Annapolis, Maryland is probably one of the last places you would expect to find a publisher that rocks the literary world. Yet Naval Institute Press did so in 1984, when it released the Hunt for Red October, the debut novel of the late Tom Clancy, the inventor of the techno-thriller. Twenty-one years later, this publisher has now released what might be the most important book on the topic of national security this year.
Rebuttal: The CIA Responds to the Senate Intelligence Committee’s Study of Its Detention and Interrogation Program tells the side of the story that Dianne Feinstein did not want America to hear. Major decision-makers who served under the last three presidents have provided a series of valuable essays that add context to the official CIA response and the views of the Republicans on the Senate Intelligence Committee that are published in this book. These essays alone are worth the book’s list price.
The book is, sadly, necessary. During Feinstein’s investigation, she never once interviewed any of the CIA Directors or Deputy Directors who were in office while the program was running. Nor did they talk to the man who ran the program, an American hero by the name of Jose Rodriguez, whose book, Hard Measures, is a must-read for anyone seeking to understand the CIA’s program. The notion that an investigation without those interviews could be complete, much less fair, is laughable.
One cannot read the essay by Rodriguez – the last of those that introduce the two responses to Feinstein’s report – and not feel the sense of betrayal from Rodriguez at the hands of fellow Americans. Feinstein turned on the CIA in 2006, after having been supportive of the CIA’s efforts to get information from terrorists. In the 26 May, 2002 edition of the New York Times, Feinstein said about the post-9/11 situation, “It took that real attack, I think, to kind of shiver our timbers enough to let us know that the threat is profound, that we have to do some things that historically we have not wanted to do to protect ourselves.” A statement at CIASavedLives.com says, “Senator Feinstein did not object to the continued use of enhanced techniques from November 2006 to April 2007.” Her concerns were addressed at the time by then-CIA Director Michael Hayden.
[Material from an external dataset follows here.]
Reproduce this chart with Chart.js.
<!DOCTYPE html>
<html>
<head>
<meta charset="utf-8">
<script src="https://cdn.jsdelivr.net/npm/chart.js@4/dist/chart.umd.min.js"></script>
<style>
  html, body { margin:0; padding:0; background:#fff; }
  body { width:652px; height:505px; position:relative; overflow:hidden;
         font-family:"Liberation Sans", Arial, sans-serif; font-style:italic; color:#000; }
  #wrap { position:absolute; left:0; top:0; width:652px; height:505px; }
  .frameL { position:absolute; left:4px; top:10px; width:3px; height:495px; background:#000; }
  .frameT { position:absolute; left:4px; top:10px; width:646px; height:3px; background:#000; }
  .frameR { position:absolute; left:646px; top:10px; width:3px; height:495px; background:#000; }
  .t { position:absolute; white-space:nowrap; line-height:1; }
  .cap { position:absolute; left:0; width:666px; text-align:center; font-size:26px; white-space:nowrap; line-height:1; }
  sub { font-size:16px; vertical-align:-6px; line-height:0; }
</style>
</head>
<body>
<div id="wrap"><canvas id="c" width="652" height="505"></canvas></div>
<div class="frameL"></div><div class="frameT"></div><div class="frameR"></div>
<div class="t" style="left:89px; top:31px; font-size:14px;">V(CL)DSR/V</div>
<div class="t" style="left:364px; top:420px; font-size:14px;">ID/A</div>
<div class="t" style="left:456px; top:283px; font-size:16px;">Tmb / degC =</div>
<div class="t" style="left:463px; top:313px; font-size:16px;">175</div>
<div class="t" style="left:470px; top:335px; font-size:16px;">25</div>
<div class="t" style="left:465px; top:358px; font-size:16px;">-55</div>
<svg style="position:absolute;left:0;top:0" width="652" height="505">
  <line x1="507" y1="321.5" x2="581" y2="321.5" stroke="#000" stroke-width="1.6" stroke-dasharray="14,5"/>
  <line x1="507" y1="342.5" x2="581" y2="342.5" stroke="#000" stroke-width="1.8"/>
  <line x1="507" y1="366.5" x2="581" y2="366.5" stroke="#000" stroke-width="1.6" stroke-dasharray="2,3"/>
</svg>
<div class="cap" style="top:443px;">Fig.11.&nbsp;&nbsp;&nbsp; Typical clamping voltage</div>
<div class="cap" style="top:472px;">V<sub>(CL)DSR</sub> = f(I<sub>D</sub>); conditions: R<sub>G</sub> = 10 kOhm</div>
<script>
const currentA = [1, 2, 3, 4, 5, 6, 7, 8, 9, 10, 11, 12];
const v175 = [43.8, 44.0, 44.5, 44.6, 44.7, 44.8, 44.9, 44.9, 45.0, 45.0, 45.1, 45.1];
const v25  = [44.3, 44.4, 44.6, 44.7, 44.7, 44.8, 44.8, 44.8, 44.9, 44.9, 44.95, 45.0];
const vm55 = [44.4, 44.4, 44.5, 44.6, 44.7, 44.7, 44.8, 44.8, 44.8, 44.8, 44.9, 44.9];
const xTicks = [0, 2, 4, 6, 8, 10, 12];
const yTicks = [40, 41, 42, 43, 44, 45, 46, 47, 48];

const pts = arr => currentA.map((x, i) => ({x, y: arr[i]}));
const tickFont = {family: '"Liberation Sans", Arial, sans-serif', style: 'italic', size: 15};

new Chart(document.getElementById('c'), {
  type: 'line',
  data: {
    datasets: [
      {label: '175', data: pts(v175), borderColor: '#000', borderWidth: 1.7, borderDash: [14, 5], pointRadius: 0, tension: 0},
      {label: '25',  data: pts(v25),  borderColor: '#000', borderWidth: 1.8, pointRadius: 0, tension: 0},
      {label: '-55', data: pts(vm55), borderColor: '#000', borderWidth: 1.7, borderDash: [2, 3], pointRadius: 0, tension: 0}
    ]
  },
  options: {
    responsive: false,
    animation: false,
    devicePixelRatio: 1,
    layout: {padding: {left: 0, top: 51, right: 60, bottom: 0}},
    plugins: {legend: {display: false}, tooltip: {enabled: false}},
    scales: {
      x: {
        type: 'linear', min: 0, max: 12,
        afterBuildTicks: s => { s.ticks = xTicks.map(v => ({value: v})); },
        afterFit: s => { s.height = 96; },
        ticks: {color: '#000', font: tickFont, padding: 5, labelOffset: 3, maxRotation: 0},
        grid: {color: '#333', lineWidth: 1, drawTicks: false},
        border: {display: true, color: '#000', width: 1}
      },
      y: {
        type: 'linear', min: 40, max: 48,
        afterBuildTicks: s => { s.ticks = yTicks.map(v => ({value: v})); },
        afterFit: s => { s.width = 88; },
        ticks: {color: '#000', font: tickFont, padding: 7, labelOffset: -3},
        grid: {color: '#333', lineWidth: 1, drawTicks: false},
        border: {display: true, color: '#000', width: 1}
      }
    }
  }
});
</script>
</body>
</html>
Hayden, who wrote one of the essays, notes that Feinstein approached the “study” with conclusions already in mind. Again, how could that investigation be called fair?
Yet unbelievably, the Senate has passed legislation based on the report that was the product of this flawed process. With a 78 to 21 vote on 16 June, the Senate passed the McCain-Feinstein Amendment that limits all interrogations of enemy combatant, even unlawful ones like Khalid Sheikh Mohammed, to techniques outlined in the Army Field Intelligence Manual (FM 2-0). Among the Republicans suckered into voting for that amendment was none other than Ted Cruz.
This hamstringing is also far worse than some might think. Not only did the 78 Senators who voted for the Feinstein-McCain Amendment choose to hamstring the CIA – apparently none of them realized that various editions of the “new” playbook of accepted techniques have long been available for purchase at Amazon.com! So, the CIA not only has a limited playbook, but that playbook is readily accessible to our enemies – and for any recruit or wannabe jihadist.
Whatever you think of the CIA’s detention and interrogation program, this much should be beyond dispute: American patriots who had volunteered to serve their country did what their country asked of them in the wake of a horrific attack. They also succeeded in gaining valuable intelligence from high-ranking members of al-Qaeda, foiling plots and setting the stage for SEALs to deliver justice to Osama bin Laden. Their thanks from Senator Dianne Feinstein was to be stabbed in the back. Rebuttal is a must-read alongside Hard Measures and Marc Theissen’s Courting Disaster – if only to give a fair hearing to those heroes, which is the absolute minimum they deserve from us.
Rebuttal: The CIA Responds to the Senate Intelligence Committee’s Study of Its Detention and Interrogation Program, edited by Bill Harlow. Published by Naval Institute Press, Annapolis, Maryland. 344 pages, $16.95.